The Government needs to take leadership on the issue of migration, the Immigrant Council of Ireland has said. An Irish Times poll showed more than half of the electorate is opposed to allowing migrants fleeing North Africa to settle here. Chief executive Brian Killoran said this was a positive position that highlighted one in two people was willing to accept migrants.
“If you look around at the EU around the various attitudes towards migration, a lot of countries have taken a more negative slant on migration,” he said. “I think ours is quite positive. It shows the Irish public are seeing it as a humanitarian situation first of all.
“Nobody is suggesting a limitless process but that people are open to Ireland being very generous in this situation. If you do the poll elsewhere in EU, you would probably get a much more hardline stance.”
Asked if Ireland should offer to resettle migrants as part of an EU response to the problem in the Mediterranean, 52 per cent of voters said Ireland should not offer while 48 per cent said we should.

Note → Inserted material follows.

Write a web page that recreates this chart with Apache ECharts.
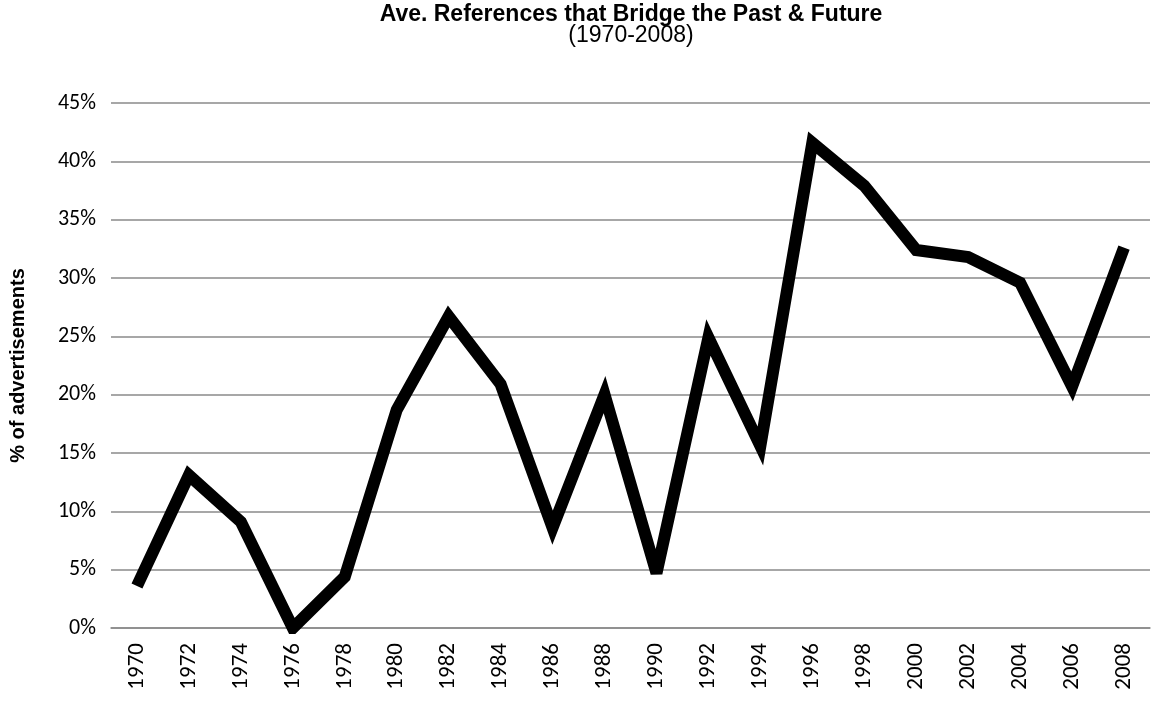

Mr Killoran said the poll showed that the public were ahead of the curve and that politicians were failing to show any real lead.
“There is lack of leadership from the Government in terms of migration,” he added. “If there was more of a coherent strategy in place showing the positive benefits of migration that statistic would be a lot higher.”
The results show Fine Gael supporters were strongest in support of offering to settle migrants; the lowest were Sinn Féin voters. More than 70 per cent of Sinn Féin voters were strongly opposed to the move.